Question

Calculate the pH of the following simple solutions:

53.1 mM HCl
0.223 M KOH
53.1 mM HCl + 0.223 M KOH
Is the solution "c" a buffer? Why or why not?

Answer 1

(1) pH = 1.27

(2) pH = 13.35

(3) The given solution is not a buffer.

Explanation :

(1) 53.1 mM HCl

Concentration of HCl =
`53.1mM=53.1* 10^(-3)M`

As HCl is a strong acid. So, it dissociates completely to give hydrogen ion and chloride ion.

So, Concentration of hydrogen ion=
`53.1* 10^(-3)M`

pH : It is defined as the negative logarithm of hydrogen ion concentration.

`pH=-\log [H^+]`

`pH=-\log (53.1* 10^(-3))`

`pH=1.27`

(2) 0.223 M KOH

Concentration of KOH = 0.223 M

As KOH is a strong base. So, it dissociates completely to give hydroxide ion and potassium ion.

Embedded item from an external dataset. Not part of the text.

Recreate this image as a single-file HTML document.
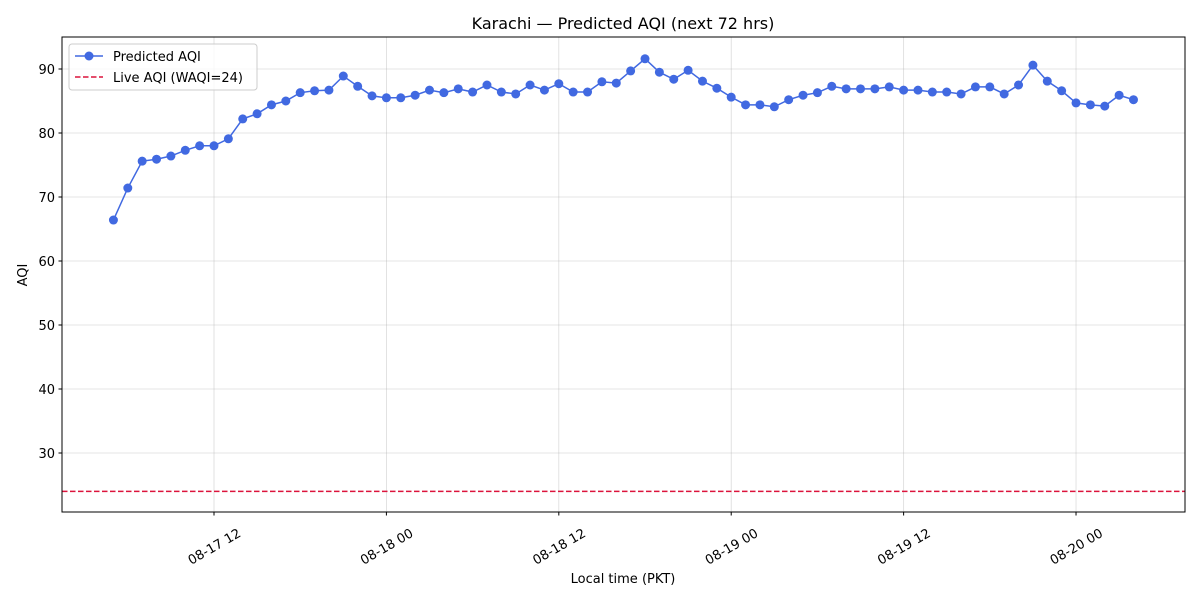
<!DOCTYPE html>
<html><head><meta charset="utf-8"><style>body{margin:0;background:#fff}svg{display:block;font-family:"DejaVu Sans","Liberation Sans",sans-serif}</style></head>
<body>
<svg id="chart" width="1200" height="600" xmlns="http://www.w3.org/2000/svg">
<rect width="1200" height="600" fill="#fff"/>
<text x="623" y="29" font-size="16" text-anchor="middle">Karachi — Predicted AQI (next 72 hrs)</text>
<g id="grid"></g>
<g id="axes"></g>
<g id="series"></g>
<rect x="62" y="37" width="1123" height="475" fill="none" stroke="#000" stroke-width="1"/>
<text x="623" y="583" font-size="13" text-anchor="middle">Local time (PKT)</text>
<text transform="translate(27,275) rotate(-90)" font-size="13" text-anchor="middle">AQI</text>
<g>
<rect x="69" y="44" width="188" height="46" fill="#fff" fill-opacity="0.8" stroke="#ccc" rx="3"/>
<line x1="75" y1="56" x2="103" y2="56" stroke="#4169e1" stroke-width="1.5"/>
<circle cx="89" cy="56" r="4.5" fill="#4169e1"/>
<text x="113" y="61" font-size="13">Predicted AQI</text>
<line x1="75" y1="77" x2="103" y2="77" stroke="#dc143c" stroke-width="1.5" stroke-dasharray="5.5,2.5"/>
<text x="113" y="82" font-size="13">Live AQI (WAQI=24)</text>
</g>
</svg>
<script>
const hours = Array.from({length:72},(_,i)=>i); // hours since 08-17 05:00
const predicted = [66.4,71.4,75.6,75.9,76.4,77.3,78.0,78.0,79.1,82.2,83.0,84.4,85.0,86.3,86.6,86.7,88.9,87.3,85.8,85.5,85.5,85.9,86.7,86.3,86.9,86.4,87.5,86.4,86.1,87.5,86.7,87.7,86.4,86.4,88.0,87.8,89.7,91.6,89.5,88.4,89.8,88.1,87.0,85.6,84.4,84.4,84.1,85.2,85.9,86.3,87.3,86.9,86.9,86.9,87.2,86.7,86.7,86.4,86.4,86.1,87.2,87.2,86.1,87.5,90.6,88.1,86.6,84.7,84.4,84.2,85.9,85.2];
const liveAQI = 24;
const yTicks = [30,40,50,60,70,80,90];
const xTickHours = [7,19,31,43,55,67];
const xTickLabels = ["08-17 12","08-18 00","08-18 12","08-19 00","08-19 12","08-20 00"];
const NS="http://www.w3.org/2000/svg";
const X=h=>214+(h-7)*14.367;
const Y=v=>69+(90-v)*6.4;
function mk(t,a,p){const e=document.createElementNS(NS,t);for(const k in a)e.setAttribute(k,a[k]);p.appendChild(e);return e;}
const grid=document.getElementById('grid'),axes=document.getElementById('axes'),ser=document.getElementById('series');
yTicks.forEach(v=>{
 const g=mk('line',{x1:62,x2:1185,y1:Y(v),y2:Y(v),stroke:'#b0b0b0','stroke-opacity':0.45,'stroke-width':0.8},grid);
 
 
 const t=mk('line',{x1:58.5,x2:62,y1:Y(v),y2:Y(v),stroke:'#000'},axes);
 
 
 const l=mk('text',{x:55,y:Y(v)+5,'font-size':13,'text-anchor':'end'},axes);
 l.textContent=v;
 
 
});
xTickHours.forEach((h,i)=>{
 const g=mk('line',{x1:X(h),x2:X(h),y1:37,y2:512,stroke:'#b0b0b0','stroke-opacity':0.45,'stroke-width':0.8},grid);
 
 
 const t=mk('line',{x1:X(h),x2:X(h),y1:512,y2:515.5,stroke:'#000'},axes);
 
 
 const l=mk('text',{x:0,y:0,'font-size':13,'text-anchor':'middle',transform:`translate(${X(h)},${546}) rotate(-30)`},axes);
 l.setAttribute('dy','5');
 l.textContent=xTickLabels[i];
 
 
});
const live=mk('line',{x1:62,x2:1185,y1:Y(liveAQI),y2:Y(liveAQI),stroke:'#dc143c','stroke-width':1.5,'stroke-dasharray':'5.5,2.5'},ser);


const pl=mk('polyline',{points:hours.map((h,i)=>X(h)+','+Y(predicted[i])).join(' '),fill:'none',stroke:'#4169e1','stroke-width':1.5},ser);


hours.forEach((h,i)=>{
 const c=mk('circle',{cx:X(h),cy:Y(predicted[i]),r:4.5,fill:'#4169e1'},ser);
 
 
});
</script>
</body></html>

So, Concentration of hydroxide ion= 0.223 M

Now we have to calculate the pOH.

`pOH=-\log [OH^-]`

`pOH=-\log (0.223)`

`pOH=0.65`

Now we have to calculate the pH.

`pH+pOH=14\\\\pH=14-pOH\\\\pH=14-0.65=13.35`

(3) 53.1 mM HCl + 0.223 M KOH

Buffer : It is defined as a solution that maintain the pH of the solution by adding the small amount of acid or a base.

It is not a buffer because HCl is a strong acid and KOH is a strong base. Both dissociates completely.

As we know that the pH of strong acid and strong base solution is always 7.

So, the given solution is not a buffer.